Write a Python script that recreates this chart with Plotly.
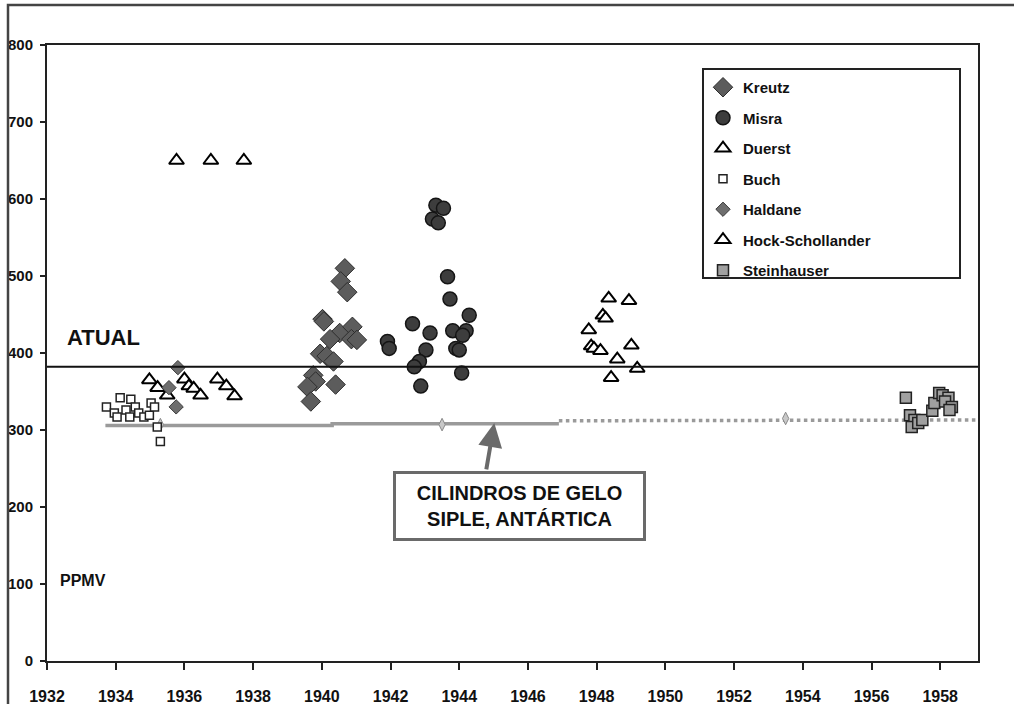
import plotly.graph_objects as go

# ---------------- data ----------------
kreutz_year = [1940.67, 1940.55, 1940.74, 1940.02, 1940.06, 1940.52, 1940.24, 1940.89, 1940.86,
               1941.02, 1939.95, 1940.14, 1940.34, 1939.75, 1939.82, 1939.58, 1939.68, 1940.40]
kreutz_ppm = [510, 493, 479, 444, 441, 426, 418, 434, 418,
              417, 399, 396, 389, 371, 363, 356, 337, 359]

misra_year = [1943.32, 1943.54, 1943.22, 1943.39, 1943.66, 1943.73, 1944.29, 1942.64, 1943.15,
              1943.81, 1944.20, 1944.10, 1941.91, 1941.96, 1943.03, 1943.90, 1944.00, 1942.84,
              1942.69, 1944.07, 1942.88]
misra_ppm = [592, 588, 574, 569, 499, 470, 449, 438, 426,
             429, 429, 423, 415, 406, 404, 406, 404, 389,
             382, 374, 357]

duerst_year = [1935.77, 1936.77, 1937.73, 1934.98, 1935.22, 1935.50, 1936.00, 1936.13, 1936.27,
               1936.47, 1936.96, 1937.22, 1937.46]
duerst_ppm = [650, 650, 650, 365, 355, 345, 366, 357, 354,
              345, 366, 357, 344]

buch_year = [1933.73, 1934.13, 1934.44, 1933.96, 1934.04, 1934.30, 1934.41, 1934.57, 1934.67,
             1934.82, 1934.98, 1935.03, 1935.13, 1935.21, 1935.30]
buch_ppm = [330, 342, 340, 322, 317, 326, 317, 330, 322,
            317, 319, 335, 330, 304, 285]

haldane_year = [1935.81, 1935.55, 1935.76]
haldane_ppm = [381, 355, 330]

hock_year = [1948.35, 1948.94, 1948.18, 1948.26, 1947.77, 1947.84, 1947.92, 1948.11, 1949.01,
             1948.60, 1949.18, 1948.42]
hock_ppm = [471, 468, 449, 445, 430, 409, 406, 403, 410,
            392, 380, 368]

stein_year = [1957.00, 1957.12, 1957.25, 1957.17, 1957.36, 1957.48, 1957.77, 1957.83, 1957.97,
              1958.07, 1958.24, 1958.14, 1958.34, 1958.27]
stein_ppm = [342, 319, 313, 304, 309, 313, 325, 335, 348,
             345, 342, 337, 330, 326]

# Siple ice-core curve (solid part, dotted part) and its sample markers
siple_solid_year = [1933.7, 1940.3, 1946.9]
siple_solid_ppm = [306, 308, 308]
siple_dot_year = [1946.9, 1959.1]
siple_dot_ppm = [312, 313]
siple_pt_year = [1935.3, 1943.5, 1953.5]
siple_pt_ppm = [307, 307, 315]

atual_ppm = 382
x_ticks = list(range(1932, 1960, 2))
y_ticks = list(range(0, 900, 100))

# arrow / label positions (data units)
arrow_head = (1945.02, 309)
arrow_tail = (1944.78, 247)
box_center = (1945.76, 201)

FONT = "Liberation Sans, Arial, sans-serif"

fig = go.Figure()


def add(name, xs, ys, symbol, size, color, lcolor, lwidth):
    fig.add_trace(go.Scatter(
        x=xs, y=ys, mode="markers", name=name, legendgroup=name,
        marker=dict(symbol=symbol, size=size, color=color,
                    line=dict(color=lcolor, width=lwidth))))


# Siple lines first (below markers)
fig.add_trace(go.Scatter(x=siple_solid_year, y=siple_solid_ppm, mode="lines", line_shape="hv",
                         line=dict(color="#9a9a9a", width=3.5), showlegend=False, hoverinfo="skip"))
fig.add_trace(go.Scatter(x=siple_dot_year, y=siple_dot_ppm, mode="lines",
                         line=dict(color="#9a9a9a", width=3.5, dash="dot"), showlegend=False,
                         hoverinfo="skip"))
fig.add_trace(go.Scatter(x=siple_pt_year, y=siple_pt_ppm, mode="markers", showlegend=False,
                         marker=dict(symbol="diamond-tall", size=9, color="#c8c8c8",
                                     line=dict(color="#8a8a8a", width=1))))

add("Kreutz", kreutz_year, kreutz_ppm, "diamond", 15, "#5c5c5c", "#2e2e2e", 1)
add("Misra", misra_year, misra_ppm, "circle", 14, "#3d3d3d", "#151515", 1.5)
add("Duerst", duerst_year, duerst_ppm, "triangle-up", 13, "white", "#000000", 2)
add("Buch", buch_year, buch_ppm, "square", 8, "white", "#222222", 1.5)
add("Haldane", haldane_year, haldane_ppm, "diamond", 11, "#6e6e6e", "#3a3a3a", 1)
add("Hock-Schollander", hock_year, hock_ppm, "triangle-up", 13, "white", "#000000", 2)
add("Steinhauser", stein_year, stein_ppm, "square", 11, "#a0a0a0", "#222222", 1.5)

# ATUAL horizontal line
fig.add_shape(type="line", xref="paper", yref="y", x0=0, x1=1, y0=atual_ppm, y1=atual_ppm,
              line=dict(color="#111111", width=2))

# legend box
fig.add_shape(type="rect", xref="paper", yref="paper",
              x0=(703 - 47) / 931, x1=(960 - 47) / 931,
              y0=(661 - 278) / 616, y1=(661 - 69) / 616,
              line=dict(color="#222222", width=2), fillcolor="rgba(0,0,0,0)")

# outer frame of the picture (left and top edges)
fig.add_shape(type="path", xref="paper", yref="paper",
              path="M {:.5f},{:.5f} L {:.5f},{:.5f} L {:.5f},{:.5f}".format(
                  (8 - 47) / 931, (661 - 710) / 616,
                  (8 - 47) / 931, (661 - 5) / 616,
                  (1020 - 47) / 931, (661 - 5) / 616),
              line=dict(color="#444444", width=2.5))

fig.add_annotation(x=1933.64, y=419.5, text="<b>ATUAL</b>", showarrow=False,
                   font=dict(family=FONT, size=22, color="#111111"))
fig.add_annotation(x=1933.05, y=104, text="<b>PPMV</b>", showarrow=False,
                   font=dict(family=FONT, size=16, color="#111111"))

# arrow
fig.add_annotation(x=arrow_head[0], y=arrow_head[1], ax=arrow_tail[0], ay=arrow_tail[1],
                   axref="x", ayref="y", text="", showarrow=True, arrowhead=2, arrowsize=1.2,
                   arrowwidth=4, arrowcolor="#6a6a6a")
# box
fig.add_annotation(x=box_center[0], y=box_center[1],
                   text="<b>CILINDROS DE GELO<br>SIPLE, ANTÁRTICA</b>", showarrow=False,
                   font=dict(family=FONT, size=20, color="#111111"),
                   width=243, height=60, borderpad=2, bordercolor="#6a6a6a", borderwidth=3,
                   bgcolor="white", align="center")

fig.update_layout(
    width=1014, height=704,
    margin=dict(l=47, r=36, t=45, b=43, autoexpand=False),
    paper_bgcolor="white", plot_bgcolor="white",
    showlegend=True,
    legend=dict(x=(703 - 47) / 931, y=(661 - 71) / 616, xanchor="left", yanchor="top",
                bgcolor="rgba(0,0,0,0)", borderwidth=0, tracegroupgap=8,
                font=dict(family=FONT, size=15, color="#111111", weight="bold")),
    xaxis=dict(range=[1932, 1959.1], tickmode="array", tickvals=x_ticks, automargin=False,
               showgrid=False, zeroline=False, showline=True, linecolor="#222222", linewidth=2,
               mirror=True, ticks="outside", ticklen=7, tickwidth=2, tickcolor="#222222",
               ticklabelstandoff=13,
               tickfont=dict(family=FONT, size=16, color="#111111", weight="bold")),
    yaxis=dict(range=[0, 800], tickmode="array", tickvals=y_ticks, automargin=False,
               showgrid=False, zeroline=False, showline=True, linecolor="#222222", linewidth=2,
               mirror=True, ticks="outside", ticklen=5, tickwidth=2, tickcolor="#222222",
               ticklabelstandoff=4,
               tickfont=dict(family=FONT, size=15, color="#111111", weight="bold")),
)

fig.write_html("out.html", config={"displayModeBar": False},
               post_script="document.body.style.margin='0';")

* * *

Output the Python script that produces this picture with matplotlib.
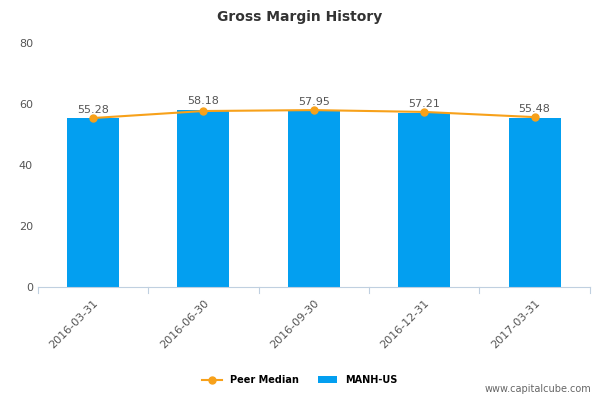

* * *

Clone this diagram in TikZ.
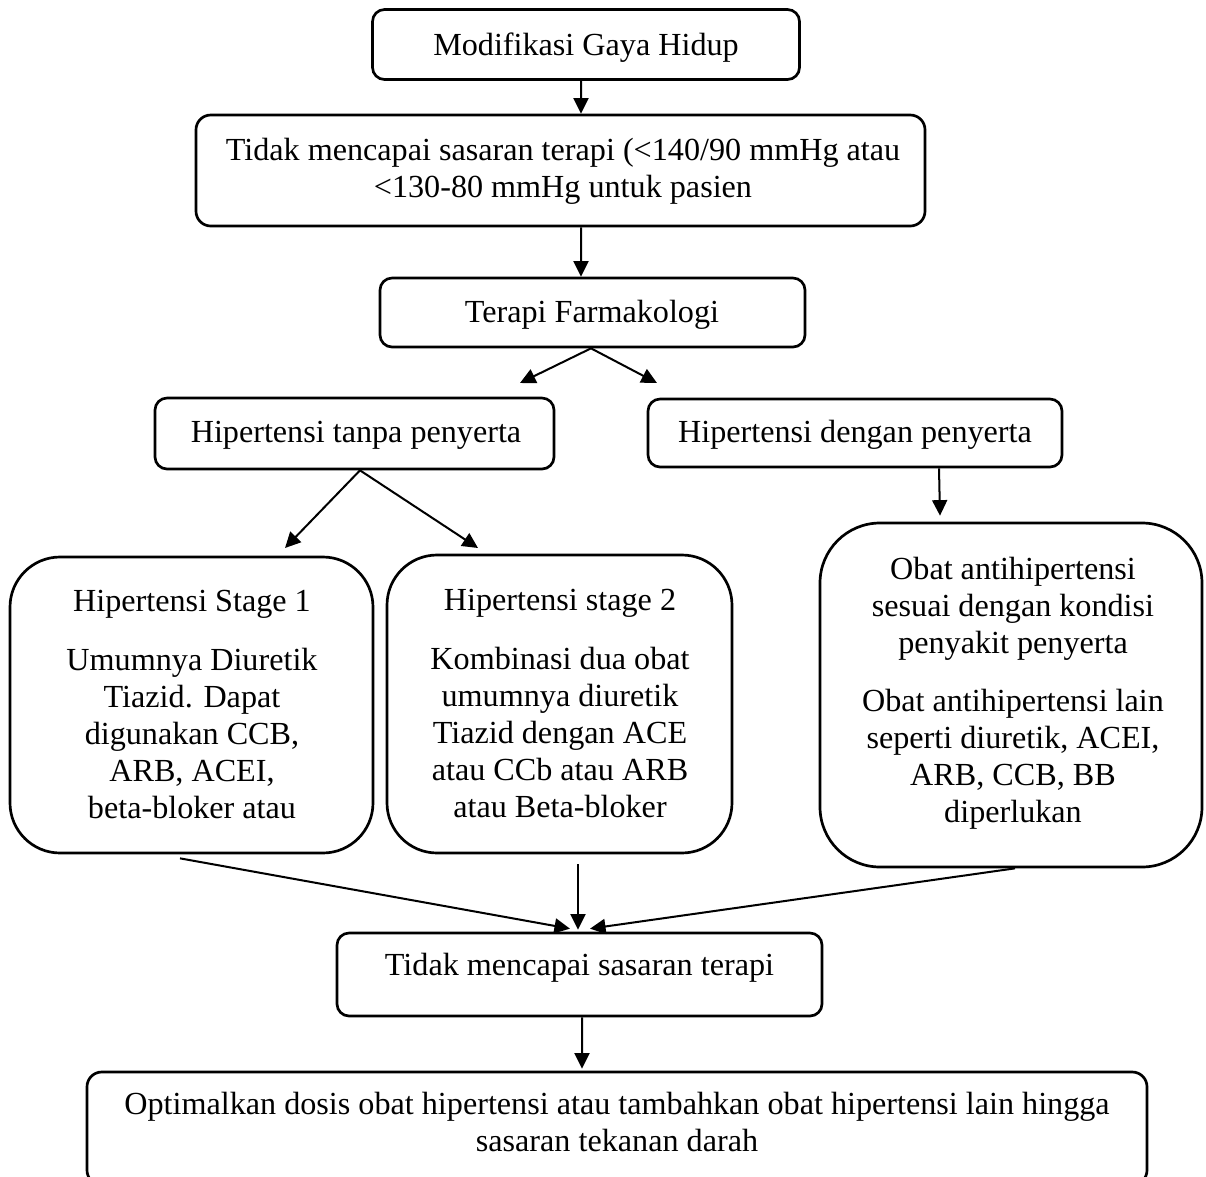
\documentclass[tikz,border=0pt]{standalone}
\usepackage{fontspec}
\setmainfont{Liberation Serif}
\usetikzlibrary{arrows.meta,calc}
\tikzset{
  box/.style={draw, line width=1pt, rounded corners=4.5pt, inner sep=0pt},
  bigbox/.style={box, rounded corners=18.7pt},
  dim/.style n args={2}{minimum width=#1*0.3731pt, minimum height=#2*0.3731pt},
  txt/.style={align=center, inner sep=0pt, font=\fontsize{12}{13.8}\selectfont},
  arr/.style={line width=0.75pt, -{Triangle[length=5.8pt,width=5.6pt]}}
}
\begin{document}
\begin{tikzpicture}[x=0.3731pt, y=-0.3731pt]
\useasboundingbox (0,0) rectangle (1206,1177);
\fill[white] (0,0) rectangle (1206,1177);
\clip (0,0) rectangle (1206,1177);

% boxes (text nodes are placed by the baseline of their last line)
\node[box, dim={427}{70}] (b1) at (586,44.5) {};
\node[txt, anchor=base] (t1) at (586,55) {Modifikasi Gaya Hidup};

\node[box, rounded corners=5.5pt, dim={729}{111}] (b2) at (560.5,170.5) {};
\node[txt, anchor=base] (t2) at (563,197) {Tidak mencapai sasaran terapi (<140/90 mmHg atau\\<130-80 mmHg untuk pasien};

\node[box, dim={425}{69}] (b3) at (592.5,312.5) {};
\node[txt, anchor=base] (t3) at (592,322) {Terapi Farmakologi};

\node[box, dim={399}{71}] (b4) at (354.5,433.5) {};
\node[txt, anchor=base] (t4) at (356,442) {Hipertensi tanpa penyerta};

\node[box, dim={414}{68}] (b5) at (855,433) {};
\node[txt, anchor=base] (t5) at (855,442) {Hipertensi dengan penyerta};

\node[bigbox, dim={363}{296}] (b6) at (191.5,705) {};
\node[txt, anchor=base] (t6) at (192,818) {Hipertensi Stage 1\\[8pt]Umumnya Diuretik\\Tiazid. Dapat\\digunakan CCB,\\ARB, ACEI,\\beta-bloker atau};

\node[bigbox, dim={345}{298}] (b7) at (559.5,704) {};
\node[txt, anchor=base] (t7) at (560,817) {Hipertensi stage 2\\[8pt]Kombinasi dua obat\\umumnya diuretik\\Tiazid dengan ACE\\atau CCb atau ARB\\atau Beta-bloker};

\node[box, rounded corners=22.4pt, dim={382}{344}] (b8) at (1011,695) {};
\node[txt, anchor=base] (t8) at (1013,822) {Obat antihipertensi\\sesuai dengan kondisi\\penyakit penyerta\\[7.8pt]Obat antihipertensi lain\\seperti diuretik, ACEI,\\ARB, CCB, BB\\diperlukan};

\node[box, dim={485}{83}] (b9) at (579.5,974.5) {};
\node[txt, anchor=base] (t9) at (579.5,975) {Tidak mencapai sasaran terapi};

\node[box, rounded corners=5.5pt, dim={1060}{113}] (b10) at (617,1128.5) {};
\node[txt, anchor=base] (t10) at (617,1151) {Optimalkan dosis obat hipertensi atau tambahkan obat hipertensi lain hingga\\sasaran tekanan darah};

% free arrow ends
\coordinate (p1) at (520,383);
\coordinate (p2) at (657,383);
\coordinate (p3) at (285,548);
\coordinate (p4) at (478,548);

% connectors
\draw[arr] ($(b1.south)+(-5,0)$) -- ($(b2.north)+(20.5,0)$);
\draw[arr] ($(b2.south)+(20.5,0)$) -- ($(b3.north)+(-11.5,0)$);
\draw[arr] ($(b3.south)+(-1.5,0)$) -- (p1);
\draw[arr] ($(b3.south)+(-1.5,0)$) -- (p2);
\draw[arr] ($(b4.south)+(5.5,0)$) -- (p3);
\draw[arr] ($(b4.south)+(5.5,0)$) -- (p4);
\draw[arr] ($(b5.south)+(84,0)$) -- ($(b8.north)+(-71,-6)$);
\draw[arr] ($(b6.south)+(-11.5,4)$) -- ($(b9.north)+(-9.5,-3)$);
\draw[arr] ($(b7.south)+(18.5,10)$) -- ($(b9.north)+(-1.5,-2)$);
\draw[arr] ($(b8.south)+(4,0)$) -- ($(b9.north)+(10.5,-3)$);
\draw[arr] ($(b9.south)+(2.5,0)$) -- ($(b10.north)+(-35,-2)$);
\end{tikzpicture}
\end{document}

* * *

[WRITTEN INSTRUCTION]
Word for word, retype the lines in the entries above that run from the one with "Clone this diagram in TikZ." through the one with "anchor=base] (t9) at". Both ends count; pictures do not.

[CORRECT ANSWER]
Clone this diagram in TikZ.
\documentclass[tikz,border=0pt]{standalone}
\usepackage{fontspec}
\setmainfont{Liberation Serif}
\usetikzlibrary{arrows.meta,calc}
\tikzset{
  box/.style={draw, line width=1pt, rounded corners=4.5pt, inner sep=0pt},
  bigbox/.style={box, rounded corners=18.7pt},
  dim/.style n args={2}{minimum width=#1*0.3731pt, minimum height=#2*0.3731pt},
  txt/.style={align=center, inner sep=0pt, font=\fontsize{12}{13.8}\selectfont},
  arr/.style={line width=0.75pt, -{Triangle[length=5.8pt,width=5.6pt]}}
}
\begin{document}
\begin{tikzpicture}[x=0.3731pt, y=-0.3731pt]
\useasboundingbox (0,0) rectangle (1206,1177);
\fill[white] (0,0) rectangle (1206,1177);
\clip (0,0) rectangle (1206,1177);

% boxes (text nodes are placed by the baseline of their last line)
\node[box, dim={427}{70}] (b1) at (586,44.5) {};
\node[txt, anchor=base] (t1) at (586,55) {Modifikasi Gaya Hidup};

\node[box, rounded corners=5.5pt, dim={729}{111}] (b2) at (560.5,170.5) {};
\node[txt, anchor=base] (t2) at (563,197) {Tidak mencapai sasaran terapi (<140/90 mmHg atau\\<130-80 mmHg untuk pasien};

\node[box, dim={425}{69}] (b3) at (592.5,312.5) {};
\node[txt, anchor=base] (t3) at (592,322) {Terapi Farmakologi};

\node[box, dim={399}{71}] (b4) at (354.5,433.5) {};
\node[txt, anchor=base] (t4) at (356,442) {Hipertensi tanpa penyerta};

\node[box, dim={414}{68}] (b5) at (855,433) {};
\node[txt, anchor=base] (t5) at (855,442) {Hipertensi dengan penyerta};

\node[bigbox, dim={363}{296}] (b6) at (191.5,705) {};
\node[txt, anchor=base] (t6) at (192,818) {Hipertensi Stage 1\\[8pt]Umumnya Diuretik\\Tiazid. Dapat\\digunakan CCB,\\ARB, ACEI,\\beta-bloker atau};

\node[bigbox, dim={345}{298}] (b7) at (559.5,704) {};
\node[txt, anchor=base] (t7) at (560,817) {Hipertensi stage 2\\[8pt]Kombinasi dua obat\\umumnya diuretik\\Tiazid dengan ACE\\atau CCb atau ARB\\atau Beta-bloker};

\node[box, rounded corners=22.4pt, dim={382}{344}] (b8) at (1011,695) {};
\node[txt, anchor=base] (t8) at (1013,822) {Obat antihipertensi\\sesuai dengan kondisi\\penyakit penyerta\\[7.8pt]Obat antihipertensi lain\\seperti diuretik, ACEI,\\ARB, CCB, BB\\diperlukan};

\node[box, dim={485}{83}] (b9) at (579.5,974.5) {};
\node[txt, anchor=base] (t9) at (579.5,975) {Tidak mencapai sasaran terapi};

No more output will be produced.